На следующий день я пошел по третьему своему путику и опять подобрал соболя. Таким образом, все три моих путика дали по соболю (на считая ушедшего). Причем зверьки ходили недалеко друг от друга и попались в радиусе полутора километров от дома. Этот факт тоже небезынтересен. Но объяснения пока ему нет. Что же, будем терпеливо наблюдать и собирать сведения.
Седьмого числа я снова направился на базу. На этот раз сразу пересек реку, чтоб пробить путик от дома и соединить его с недоконченным, который начал, возвращаясь с базы в прошлый раз. Я поставил восемь капканов и вышел точно туда, куда хотел. По пути все время встречал свежие следы соболя, который шел той же дорогой, что и я, но только опережал меня на час или два. Как видно, он не пропускал ни одного капкана, но в одном приманку склевали птицы, в другом он сам умудрился сбросить ее и съесть, в третьем же что-то ему помешало, и он быстро ушел. Зато когда я приблизился к четвертому капкану, то увидел живого зверька во всей его красе. Я пожалел, что со мной не было фотоаппарата или кинокамеры, и обрадовался, что рядом нет Мальчика: тот порвал бы соболя на части.

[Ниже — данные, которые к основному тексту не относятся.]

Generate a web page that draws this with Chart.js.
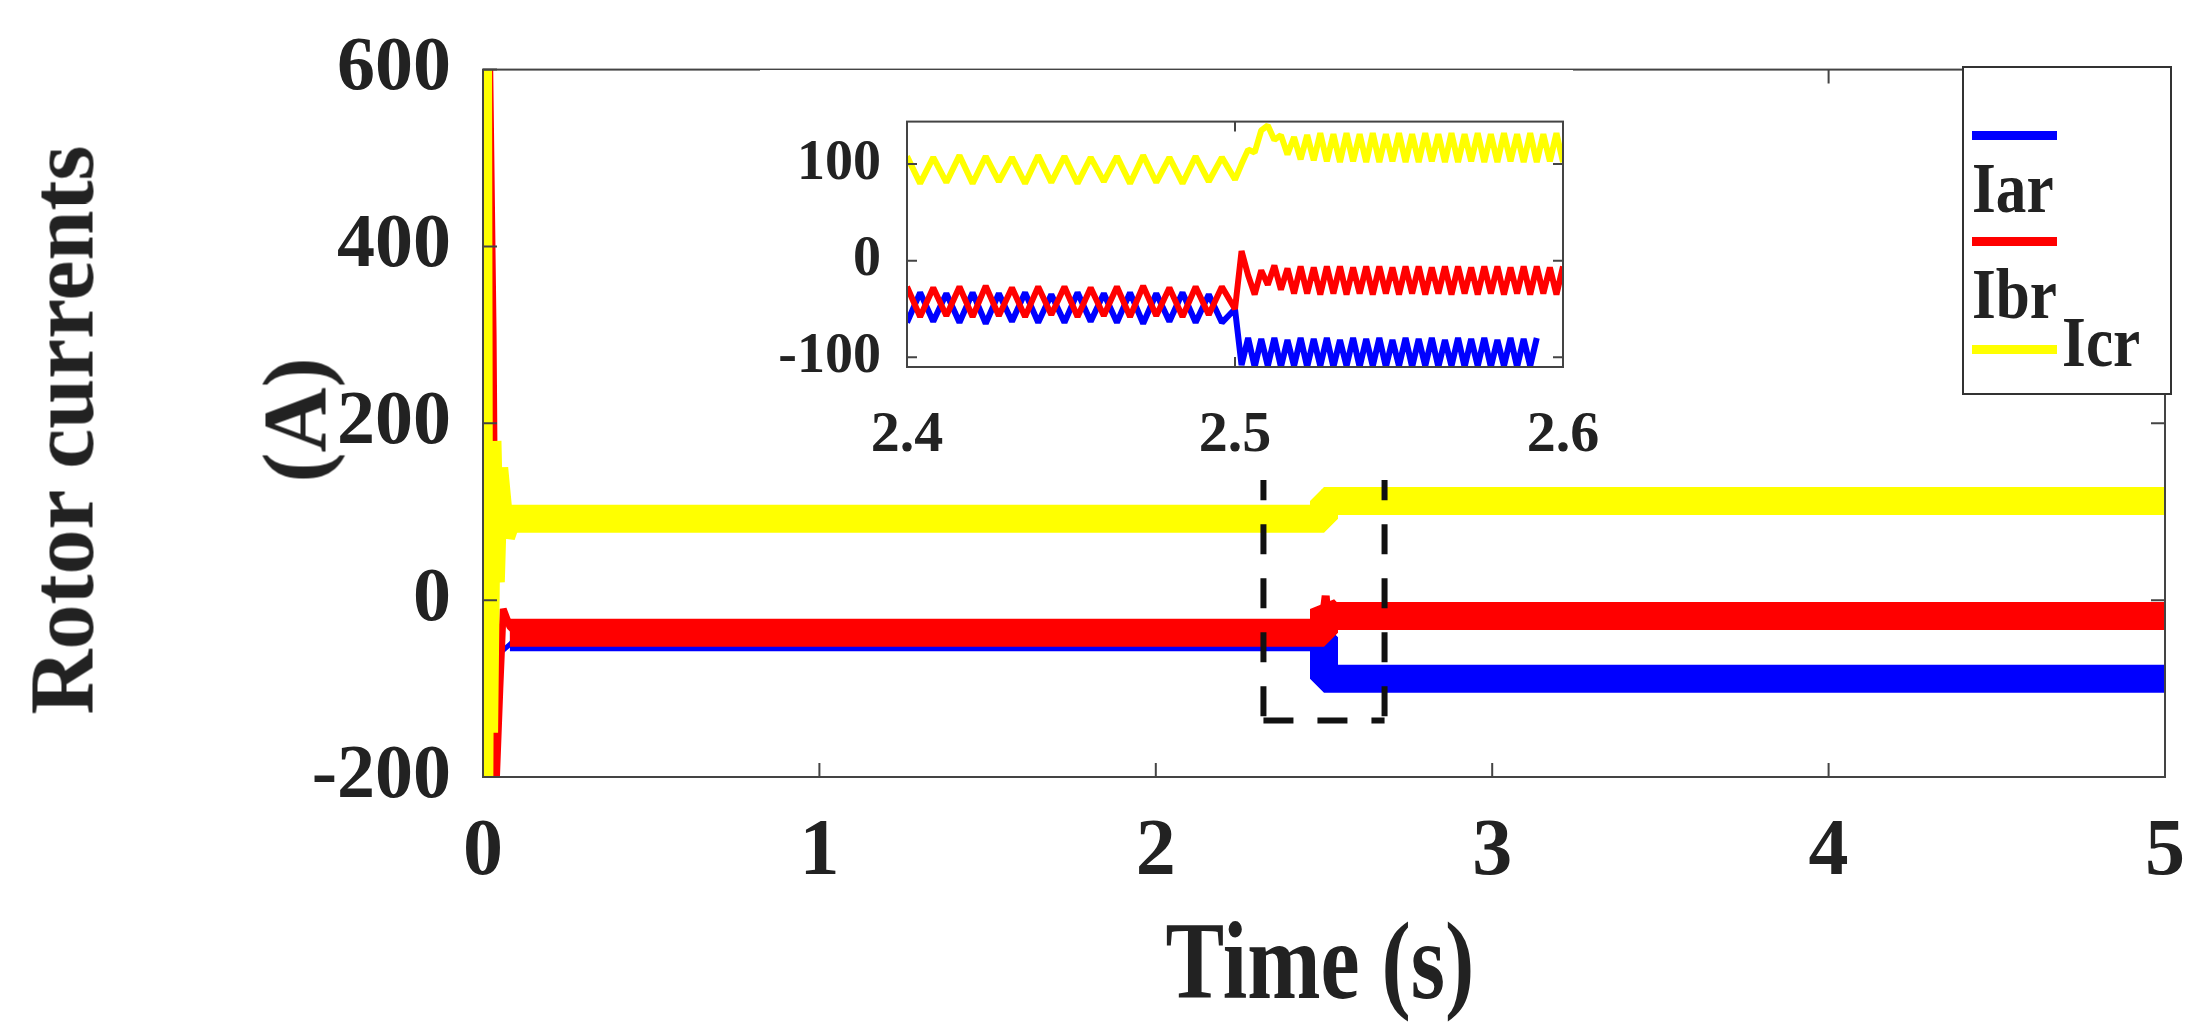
<!DOCTYPE html>
<html><head><meta charset="utf-8">
<script src="https://cdn.jsdelivr.net/npm/chart.js@4.4.0/dist/chart.umd.min.js"></script>
<style>
body{margin:0;background:#fff;width:2205px;height:1029px;overflow:hidden;position:relative;font-family:"Liberation Serif",serif;font-weight:bold;color:#222}
#main{position:absolute;left:0;top:0}
#inset{position:absolute;left:760px;top:70px}
.t{position:absolute;white-space:nowrap}
#legend{position:absolute;left:1962px;top:66px;width:206px;height:325px;border:2px solid #333;background:#fff}
.li{position:absolute;left:8px;height:60px;font-size:72px;line-height:60px;transform:scaleX(0.85);transform-origin:left center}
.li span{display:inline-block;width:100px;height:9px;vertical-align:middle;margin-right:6px}
</style></head><body>
<canvas id="main" width="2205" height="1029"></canvas>
<canvas id="inset" width="900" height="410"></canvas>
<div class="t" style="left:1320px;top:961px;font-size:110px;transform:translate(-50%,-50%) scaleX(0.8)">Time (s)</div>
<div class="t" style="left:62px;top:430px;font-size:90px;transform:translate(-50%,-50%) rotate(-90deg)">Rotor currents</div>
<div class="t" style="left:295px;top:420px;font-size:90px;transform:translate(-50%,-50%) rotate(-90deg)">(A)</div>
<div id="legend">
<div class="li" style="top:30px"><span style="background:#0000ff"></span>Iar</div>
<div class="li" style="top:136px"><span style="background:#ff0000"></span>Ibr</div>
<div class="li" style="top:244px"><span style="background:#ffff00"></span>Icr</div>
</div>
<script>
// ---- main chart data ----
const mainTicksX=[0,1,2,3,4,5];
const mainTicksY=[-200,0,200,400,600];
const icrBand=[[0.08,92],[2.5,92],[2.5,112],[5,112]];
const ibrBand=[[0.08,-37],[2.5,-37],[2.5,-10],[2.52,-18],[5,-18]];
const iarBand=[[0.08,-42],[2.5,-42],[2.5,-89],[5,-89]];
const icrStart=[[0,0],[0.004,600],[0.008,-200],[0.012,600],[0.016,-200],[0.02,170],[0.03,-150],[0.04,180],[0.05,20],[0.06,150],[0.08,70],[0.1,92]];
const ibrStart=[[0,0],[0.006,600],[0.012,-200],[0.02,600],[0.03,300],[0.04,-200],[0.05,-100],[0.06,-10],[0.08,-30],[0.1,-37]];
const iarStart=[[0,-200],[0.01,-200],[0.03,-120],[0.05,-60],[0.08,-50],[0.1,-42]];
const icrSpike=[[2.5,112],[2.505,125],[2.51,112]];
const ibrSpike=[[2.5,-10],[2.505,5],[2.51,-18]];
// ---- inset data ----
const insetTicksX=[2.4,2.5,2.6];
const insetTicksY=[-100,0,100];
const insetT=[2.400,2.404,2.408,2.412,2.416,2.420,2.424,2.428,2.432,2.436,2.440,2.444,2.448,2.452,2.456,2.460,2.464,2.468,2.472,2.476,2.480,2.484,2.488,2.492,2.496,2.500,
2.502,2.504,2.506,2.508,2.510,2.512,2.514,2.516,2.518,2.520,2.522,2.524,2.526,2.528,2.530,2.532,2.534,2.536,2.538,2.540,2.542,2.544,2.546,2.548,2.550,2.552,2.554,2.556,2.558,2.560,2.562,2.564,2.566,2.568,2.570,2.572,2.574,2.576,2.578,2.580,2.582,2.584,2.586,2.588,2.590,2.592,2.594,2.596,2.598,2.600];
const icrIn=[108,80,107,81,109,80,108,82,107,80,109,81,108,80,107,82,108,80,109,81,107,80,108,82,107,84,
100,115,112,135,140,125,130,110,128,105,130,104,132,103,131,102,132,103,131,102,132,102,131,103,132,102,131,102,132,103,131,102,132,102,131,103,132,102,131,102,132,103,131,102,132,102,131,103,132,102];
const ibrIn=[-27,-58,-28,-57,-27,-58,-26,-57,-28,-58,-27,-56,-27,-58,-28,-57,-27,-58,-26,-57,-28,-58,-27,-56,-27,-50,
10,-15,-35,-10,-25,-5,-30,-8,-34,-6,-34,-7,-35,-6,-34,-6,-35,-7,-34,-6,-35,-6,-34,-7,-35,-6,-34,-6,-35,-7,-34,-6,-35,-6,-34,-7,-35,-6,-34,-6,-35,-7,-34,-6,-35,-6,-34,-7,-35,-6];
const iarIn=[-64,-33,-63,-34,-64,-33,-65,-34,-63,-33,-64,-35,-64,-33,-63,-34,-64,-33,-65,-34,-63,-33,-64,-35,-64,-50,
-108,-80,-110,-81,-109,-80,-110,-82,-109,-80,-110,-81,-109,-80,-110,-82,-109,-80,-110,-81,-109,-80,-110,-82,-109,-80,-110,-81,-109,-80,-110,-82,-109,-80,-110,-81,-109,-80,-110,-82,-109,-80,-110,-81,-109,-80];

const BLUE='#0000ff',RED='#ff0000',YEL='#ffff00';
const pts=a=>a.map(p=>({x:p[0],y:p[1]}));
const zip=v=>v.map((y,i)=>({x:insetT[i],y}));
const font=s=>({family:'"Liberation Serif", serif',weight:'bold',size:s});

function boxPlugin(tickX,tickY,len){return{id:'box',afterDatasetsDraw(c){
  const {ctx,chartArea:a,scales:{x,y}}=c;ctx.save();ctx.strokeStyle='#444';ctx.lineWidth=2;
  ctx.strokeRect(a.left,a.top,a.right-a.left,a.bottom-a.top);
  ctx.beginPath();
  tickX.forEach(v=>{const p=x.getPixelForValue(v);ctx.moveTo(p,a.bottom);ctx.lineTo(p,a.bottom-len);ctx.moveTo(p,a.top);ctx.lineTo(p,a.top+len);});
  tickY.forEach(v=>{const p=y.getPixelForValue(v);ctx.moveTo(a.left,p);ctx.lineTo(a.left+len,p);ctx.moveTo(a.right,p);ctx.lineTo(a.right-len,p);});
  ctx.stroke();ctx.restore();}}}

const zoomBox={id:'zoomBox',afterDatasetsDraw(c){
  const {ctx,scales:{x,y}}=c;const x1=x.getPixelForValue(2.32),x2=x.getPixelForValue(2.68),y1=y.getPixelForValue(147),y2=y.getPixelForValue(-136);
  ctx.save();ctx.strokeStyle='#111';ctx.lineWidth=6;ctx.setLineDash([30,24]);
  [[x1,y1,x2,y1],[x1,y2,x2,y2],[x1,y1,x1,y2],[x2,y1,x2,y2]].forEach(l=>{ctx.beginPath();ctx.moveTo(l[0],l[1]);ctx.lineTo(l[2],l[3]);ctx.stroke();});
  ctx.setLineDash([]);ctx.lineWidth=4;const ax=x.getPixelForValue(2.503);
  ctx.beginPath();ctx.moveTo(ax,y1);ctx.lineTo(ax,382);ctx.stroke();
  ctx.beginPath();ctx.moveTo(ax,368);ctx.lineTo(ax-10,392);ctx.lineTo(ax+10,392);ctx.closePath();ctx.fillStyle='#111';ctx.fill();ctx.restore();}};

const lineDs=(d,col,w,ord)=>({data:d,borderColor:col,borderWidth:w,pointRadius:0,tension:0,order:ord,borderJoinStyle:'bevel'});

new Chart(document.getElementById('main'),{type:'line',
 data:{datasets:[lineDs(pts(icrStart),YEL,10,0),lineDs(pts(icrBand),YEL,28,0),lineDs(pts(icrSpike),YEL,8,0),
   lineDs(pts(ibrStart),RED,7,1),lineDs(pts(ibrBand),RED,28,1),lineDs(pts(ibrSpike),RED,8,1),
   lineDs(pts(iarStart),BLUE,5,2),lineDs(pts(iarBand),BLUE,28,2)]},
 options:{responsive:false,animation:false,events:[],
  layout:{padding:{left:0,right:35,top:66,bottom:0}},
  plugins:{legend:{display:false},tooltip:{enabled:false}},
  scales:{
   x:{type:'linear',min:0,max:5,afterBuildTicks:s=>{s.ticks=mainTicksX.map(v=>({value:v}))},
      afterFit:s=>{s.height=252},grid:{display:false},border:{display:false},
      ticks:{font:font(80),color:'#222',padding:20,maxRotation:0}},
   y:{min:-200,max:600,afterBuildTicks:s=>{s.ticks=mainTicksY.map(v=>({value:v}))},
      afterFit:s=>{s.width=483},grid:{display:false},border:{display:false},
      ticks:{font:font(76),color:'#222',padding:24}}}},
 plugins:[boxPlugin(mainTicksX,mainTicksY,14),zoomBox]});

new Chart(document.getElementById('inset'),{type:'line',
 data:{datasets:[lineDs(zip(icrIn),YEL,6,0),lineDs(zip(ibrIn),RED,6,1),lineDs(zip(iarIn),BLUE,6,2)]},
 options:{responsive:false,animation:false,events:[],
  layout:{padding:{left:0,right:97,top:26,bottom:0}},
  plugins:{legend:{display:false},tooltip:{enabled:false}},
  scales:{
   x:{type:'linear',min:2.4,max:2.6,afterBuildTicks:s=>{s.ticks=insetTicksX.map(v=>({value:v}))},
      afterFit:s=>{s.height=113},grid:{display:false},border:{display:false},
      ticks:{font:font(58),color:'#222',padding:26,maxRotation:0,callback:v=>v.toFixed(1)}},
   y:{min:-110,max:144,afterBuildTicks:s=>{s.ticks=insetTicksY.map(v=>({value:v}))},
      afterFit:s=>{s.width=147},grid:{display:false},border:{display:false},
      ticks:{font:font(56),color:'#222',padding:18}}}},
 plugins:[{id:'bg',beforeDraw(c){const x=c.ctx;x.save();x.fillStyle='#fff';x.fillRect(c.chartArea.left-150,0,c.chartArea.right-c.chartArea.left+160,c.height);x.restore();}},boxPlugin(insetTicksX,insetTicksY,10)]});
</script></body></html>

На базе я долго не задерживался. Взял порцию продуктов и пошел обратно, пробив по дороге еще один путик. Надо сказать, в эти дни я интенсивно ставил капканы. Каждый день ходил по новым местам, пробивая все новые дороги: надо претворять свой план в реальность. Теперь у меня уже девять путиков. Правда, я еще не довел их до проектных размеров, но главное, обозначил. С каждым обходом буду наращивать их и так доведу число капканов до 150. Стараюсь ставить их пореже — на один километр три штуки. У Андрея они стоят чаще, но у него и капканов в три раза больше.